Exactly as written, quote every line that follows, skipping the images.

# # # # # # #

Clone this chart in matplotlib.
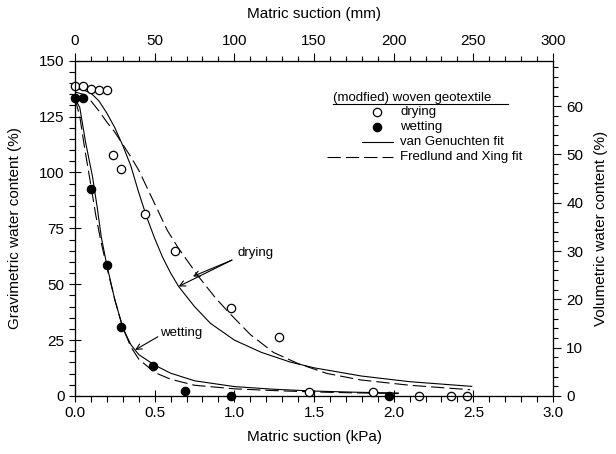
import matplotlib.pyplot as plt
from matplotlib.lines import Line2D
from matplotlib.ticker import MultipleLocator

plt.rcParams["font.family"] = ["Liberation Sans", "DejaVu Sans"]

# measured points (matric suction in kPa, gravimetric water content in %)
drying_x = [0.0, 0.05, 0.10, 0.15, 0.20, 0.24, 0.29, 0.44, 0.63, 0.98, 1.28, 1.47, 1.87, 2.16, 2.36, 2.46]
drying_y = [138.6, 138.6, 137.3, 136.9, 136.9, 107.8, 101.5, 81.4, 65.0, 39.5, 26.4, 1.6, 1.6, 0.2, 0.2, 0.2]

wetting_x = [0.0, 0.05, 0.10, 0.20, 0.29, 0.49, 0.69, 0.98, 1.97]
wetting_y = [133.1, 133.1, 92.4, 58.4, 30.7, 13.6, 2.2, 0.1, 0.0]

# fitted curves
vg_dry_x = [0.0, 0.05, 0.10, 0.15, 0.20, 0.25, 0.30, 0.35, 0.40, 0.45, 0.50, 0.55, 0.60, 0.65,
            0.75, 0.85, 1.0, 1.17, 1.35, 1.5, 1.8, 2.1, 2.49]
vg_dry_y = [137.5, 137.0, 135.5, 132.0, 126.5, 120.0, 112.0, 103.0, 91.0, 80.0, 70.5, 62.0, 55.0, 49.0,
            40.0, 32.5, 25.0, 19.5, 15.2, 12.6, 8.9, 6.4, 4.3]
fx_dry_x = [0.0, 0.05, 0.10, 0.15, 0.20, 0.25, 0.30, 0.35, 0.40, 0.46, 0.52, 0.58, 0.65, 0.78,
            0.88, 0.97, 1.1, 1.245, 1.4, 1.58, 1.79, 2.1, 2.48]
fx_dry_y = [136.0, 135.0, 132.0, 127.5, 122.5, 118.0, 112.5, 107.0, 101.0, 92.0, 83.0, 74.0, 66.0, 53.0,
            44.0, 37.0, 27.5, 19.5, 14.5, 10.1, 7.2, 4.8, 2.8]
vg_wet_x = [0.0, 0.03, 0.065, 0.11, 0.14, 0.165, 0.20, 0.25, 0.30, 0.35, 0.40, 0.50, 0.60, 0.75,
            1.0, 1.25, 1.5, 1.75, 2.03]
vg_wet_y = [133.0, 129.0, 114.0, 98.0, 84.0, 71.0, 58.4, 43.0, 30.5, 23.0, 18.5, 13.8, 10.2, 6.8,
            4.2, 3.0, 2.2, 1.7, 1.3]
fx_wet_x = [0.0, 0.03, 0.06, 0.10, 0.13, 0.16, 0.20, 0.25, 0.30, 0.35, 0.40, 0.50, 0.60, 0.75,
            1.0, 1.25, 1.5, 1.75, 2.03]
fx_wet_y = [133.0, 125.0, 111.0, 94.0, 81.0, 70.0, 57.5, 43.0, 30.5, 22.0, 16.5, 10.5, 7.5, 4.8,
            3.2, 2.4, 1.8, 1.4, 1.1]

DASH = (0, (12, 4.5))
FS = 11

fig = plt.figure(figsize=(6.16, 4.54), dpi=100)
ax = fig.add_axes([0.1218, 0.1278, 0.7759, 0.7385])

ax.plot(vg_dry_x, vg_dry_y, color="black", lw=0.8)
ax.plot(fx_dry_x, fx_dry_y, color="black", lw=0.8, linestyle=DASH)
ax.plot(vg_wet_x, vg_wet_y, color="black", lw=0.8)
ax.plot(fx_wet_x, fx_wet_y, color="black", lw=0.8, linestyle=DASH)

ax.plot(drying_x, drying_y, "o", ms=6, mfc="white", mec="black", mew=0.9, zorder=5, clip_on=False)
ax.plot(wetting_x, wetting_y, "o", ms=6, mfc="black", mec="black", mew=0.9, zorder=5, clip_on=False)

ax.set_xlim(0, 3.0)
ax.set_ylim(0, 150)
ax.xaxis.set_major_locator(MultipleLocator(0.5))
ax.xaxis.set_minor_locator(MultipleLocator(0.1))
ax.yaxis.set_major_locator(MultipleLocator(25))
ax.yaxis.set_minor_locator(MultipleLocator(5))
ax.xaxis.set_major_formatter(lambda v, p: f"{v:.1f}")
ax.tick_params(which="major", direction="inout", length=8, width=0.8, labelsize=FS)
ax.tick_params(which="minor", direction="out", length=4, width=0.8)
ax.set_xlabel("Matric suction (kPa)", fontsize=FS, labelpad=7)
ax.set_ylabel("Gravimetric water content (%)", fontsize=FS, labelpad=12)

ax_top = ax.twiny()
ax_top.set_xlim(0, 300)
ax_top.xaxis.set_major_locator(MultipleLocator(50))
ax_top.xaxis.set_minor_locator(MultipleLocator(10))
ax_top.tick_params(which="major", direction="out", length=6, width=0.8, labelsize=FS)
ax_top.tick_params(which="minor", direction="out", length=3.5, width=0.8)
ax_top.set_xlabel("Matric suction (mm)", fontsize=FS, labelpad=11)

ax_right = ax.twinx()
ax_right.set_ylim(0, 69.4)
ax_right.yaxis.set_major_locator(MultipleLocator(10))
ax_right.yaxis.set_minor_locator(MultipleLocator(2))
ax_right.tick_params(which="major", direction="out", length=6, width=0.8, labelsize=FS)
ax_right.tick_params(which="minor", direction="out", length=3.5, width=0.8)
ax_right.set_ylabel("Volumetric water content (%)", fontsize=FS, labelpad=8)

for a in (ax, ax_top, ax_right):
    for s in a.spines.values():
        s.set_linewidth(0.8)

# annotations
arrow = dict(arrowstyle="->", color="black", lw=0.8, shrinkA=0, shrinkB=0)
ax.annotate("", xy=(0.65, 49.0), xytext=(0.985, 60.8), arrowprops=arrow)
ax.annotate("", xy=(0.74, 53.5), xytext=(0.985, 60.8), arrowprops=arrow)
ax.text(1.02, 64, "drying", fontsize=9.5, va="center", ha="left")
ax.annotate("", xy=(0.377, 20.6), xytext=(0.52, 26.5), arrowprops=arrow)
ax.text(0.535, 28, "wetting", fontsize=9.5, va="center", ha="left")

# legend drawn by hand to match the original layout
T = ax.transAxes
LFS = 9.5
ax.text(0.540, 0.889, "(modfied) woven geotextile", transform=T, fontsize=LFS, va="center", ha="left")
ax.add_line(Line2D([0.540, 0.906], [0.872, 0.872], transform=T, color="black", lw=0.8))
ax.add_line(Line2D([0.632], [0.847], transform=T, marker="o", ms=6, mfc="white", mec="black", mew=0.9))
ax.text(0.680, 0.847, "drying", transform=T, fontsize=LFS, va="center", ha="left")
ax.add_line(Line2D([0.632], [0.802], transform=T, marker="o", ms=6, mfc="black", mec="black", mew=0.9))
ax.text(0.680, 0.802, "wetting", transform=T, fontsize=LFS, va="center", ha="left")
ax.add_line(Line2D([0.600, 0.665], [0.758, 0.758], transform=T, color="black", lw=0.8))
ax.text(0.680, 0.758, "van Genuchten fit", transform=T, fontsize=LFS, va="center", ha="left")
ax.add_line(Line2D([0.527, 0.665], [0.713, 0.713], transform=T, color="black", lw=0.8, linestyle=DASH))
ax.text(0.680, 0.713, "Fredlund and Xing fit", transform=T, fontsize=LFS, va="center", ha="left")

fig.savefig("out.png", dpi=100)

# # # # # # #

# [RESPONSE TO THIS EXERCISE]
Clone this chart in matplotlib.
import matplotlib.pyplot as plt
from matplotlib.lines import Line2D
from matplotlib.ticker import MultipleLocator

plt.rcParams["font.family"] = ["Liberation Sans", "DejaVu Sans"]

# measured points (matric suction in kPa, gravimetric water content in %)
drying_x = [0.0, 0.05, 0.10, 0.15, 0.20, 0.24, 0.29, 0.44, 0.63, 0.98, 1.28, 1.47, 1.87, 2.16, 2.36, 2.46]
drying_y = [138.6, 138.6, 137.3, 136.9, 136.9, 107.8, 101.5, 81.4, 65.0, 39.5, 26.4, 1.6, 1.6, 0.2, 0.2, 0.2]

wetting_x = [0.0, 0.05, 0.10, 0.20, 0.29, 0.49, 0.69, 0.98, 1.97]
wetting_y = [133.1, 133.1, 92.4, 58.4, 30.7, 13.6, 2.2, 0.1, 0.0]

# fitted curves
vg_dry_x = [0.0, 0.05, 0.10, 0.15, 0.20, 0.25, 0.30, 0.35, 0.40, 0.45, 0.50, 0.55, 0.60, 0.65,
            0.75, 0.85, 1.0, 1.17, 1.35, 1.5, 1.8, 2.1, 2.49]
vg_dry_y = [137.5, 137.0, 135.5, 132.0, 126.5, 120.0, 112.0, 103.0, 91.0, 80.0, 70.5, 62.0, 55.0, 49.0,
            40.0, 32.5, 25.0, 19.5, 15.2, 12.6, 8.9, 6.4, 4.3]
fx_dry_x = [0.0, 0.05, 0.10, 0.15, 0.20, 0.25, 0.30, 0.35, 0.40, 0.46, 0.52, 0.58, 0.65, 0.78,
            0.88, 0.97, 1.1, 1.245, 1.4, 1.58, 1.79, 2.1, 2.48]
fx_dry_y = [136.0, 135.0, 132.0, 127.5, 122.5, 118.0, 112.5, 107.0, 101.0, 92.0, 83.0, 74.0, 66.0, 53.0,
            44.0, 37.0, 27.5, 19.5, 14.5, 10.1, 7.2, 4.8, 2.8]
vg_wet_x = [0.0, 0.03, 0.065, 0.11, 0.14, 0.165, 0.20, 0.25, 0.30, 0.35, 0.40, 0.50, 0.60, 0.75,
            1.0, 1.25, 1.5, 1.75, 2.03]
vg_wet_y = [133.0, 129.0, 114.0, 98.0, 84.0, 71.0, 58.4, 43.0, 30.5, 23.0, 18.5, 13.8, 10.2, 6.8,
            4.2, 3.0, 2.2, 1.7, 1.3]
fx_wet_x = [0.0, 0.03, 0.06, 0.10, 0.13, 0.16, 0.20, 0.25, 0.30, 0.35, 0.40, 0.50, 0.60, 0.75,
            1.0, 1.25, 1.5, 1.75, 2.03]
fx_wet_y = [133.0, 125.0, 111.0, 94.0, 81.0, 70.0, 57.5, 43.0, 30.5, 22.0, 16.5, 10.5, 7.5, 4.8,
            3.2, 2.4, 1.8, 1.4, 1.1]

DASH = (0, (12, 4.5))
FS = 11

fig = plt.figure(figsize=(6.16, 4.54), dpi=100)
ax = fig.add_axes([0.1218, 0.1278, 0.7759, 0.7385])

ax.plot(vg_dry_x, vg_dry_y, color="black", lw=0.8)
ax.plot(fx_dry_x, fx_dry_y, color="black", lw=0.8, linestyle=DASH)
ax.plot(vg_wet_x, vg_wet_y, color="black", lw=0.8)
ax.plot(fx_wet_x, fx_wet_y, color="black", lw=0.8, linestyle=DASH)

ax.plot(drying_x, drying_y, "o", ms=6, mfc="white", mec="black", mew=0.9, zorder=5, clip_on=False)
ax.plot(wetting_x, wetting_y, "o", ms=6, mfc="black", mec="black", mew=0.9, zorder=5, clip_on=False)

ax.set_xlim(0, 3.0)
ax.set_ylim(0, 150)
ax.xaxis.set_major_locator(MultipleLocator(0.5))
ax.xaxis.set_minor_locator(MultipleLocator(0.1))
ax.yaxis.set_major_locator(MultipleLocator(25))
ax.yaxis.set_minor_locator(MultipleLocator(5))
ax.xaxis.set_major_formatter(lambda v, p: f"{v:.1f}")
ax.tick_params(which="major", direction="inout", length=8, width=0.8, labelsize=FS)
ax.tick_params(which="minor", direction="out", length=4, width=0.8)
ax.set_xlabel("Matric suction (kPa)", fontsize=FS, labelpad=7)
ax.set_ylabel("Gravimetric water content (%)", fontsize=FS, labelpad=12)

ax_top = ax.twiny()
ax_top.set_xlim(0, 300)
ax_top.xaxis.set_major_locator(MultipleLocator(50))
ax_top.xaxis.set_minor_locator(MultipleLocator(10))
ax_top.tick_params(which="major", direction="out", length=6, width=0.8, labelsize=FS)
ax_top.tick_params(which="minor", direction="out", length=3.5, width=0.8)
ax_top.set_xlabel("Matric suction (mm)", fontsize=FS, labelpad=11)

ax_right = ax.twinx()
ax_right.set_ylim(0, 69.4)
ax_right.yaxis.set_major_locator(MultipleLocator(10))
ax_right.yaxis.set_minor_locator(MultipleLocator(2))
ax_right.tick_params(which="major", direction="out", length=6, width=0.8, labelsize=FS)
ax_right.tick_params(which="minor", direction="out", length=3.5, width=0.8)
ax_right.set_ylabel("Volumetric water content (%)", fontsize=FS, labelpad=8)

for a in (ax, ax_top, ax_right):
    for s in a.spines.values():
        s.set_linewidth(0.8)

# annotations
arrow = dict(arrowstyle="->", color="black", lw=0.8, shrinkA=0, shrinkB=0)
ax.annotate("", xy=(0.65, 49.0), xytext=(0.985, 60.8), arrowprops=arrow)
ax.annotate("", xy=(0.74, 53.5), xytext=(0.985, 60.8), arrowprops=arrow)
ax.text(1.02, 64, "drying", fontsize=9.5, va="center", ha="left")
ax.annotate("", xy=(0.377, 20.6), xytext=(0.52, 26.5), arrowprops=arrow)
ax.text(0.535, 28, "wetting", fontsize=9.5, va="center", ha="left")

# legend drawn by hand to match the original layout
T = ax.transAxes
LFS = 9.5
ax.text(0.540, 0.889, "(modfied) woven geotextile", transform=T, fontsize=LFS, va="center", ha="left")
ax.add_line(Line2D([0.540, 0.906], [0.872, 0.872], transform=T, color="black", lw=0.8))
ax.add_line(Line2D([0.632], [0.847], transform=T, marker="o", ms=6, mfc="white", mec="black", mew=0.9))
ax.text(0.680, 0.847, "drying", transform=T, fontsize=LFS, va="center", ha="left")
ax.add_line(Line2D([0.632], [0.802], transform=T, marker="o", ms=6, mfc="black", mec="black", mew=0.9))
ax.text(0.680, 0.802, "wetting", transform=T, fontsize=LFS, va="center", ha="left")
ax.add_line(Line2D([0.600, 0.665], [0.758, 0.758], transform=T, color="black", lw=0.8))
ax.text(0.680, 0.758, "van Genuchten fit", transform=T, fontsize=LFS, va="center", ha="left")
ax.add_line(Line2D([0.527, 0.665], [0.713, 0.713], transform=T, color="black", lw=0.8, linestyle=DASH))
ax.text(0.680, 0.713, "Fredlund and Xing fit", transform=T, fontsize=LFS, va="center", ha="left")

fig.savefig("out.png", dpi=100)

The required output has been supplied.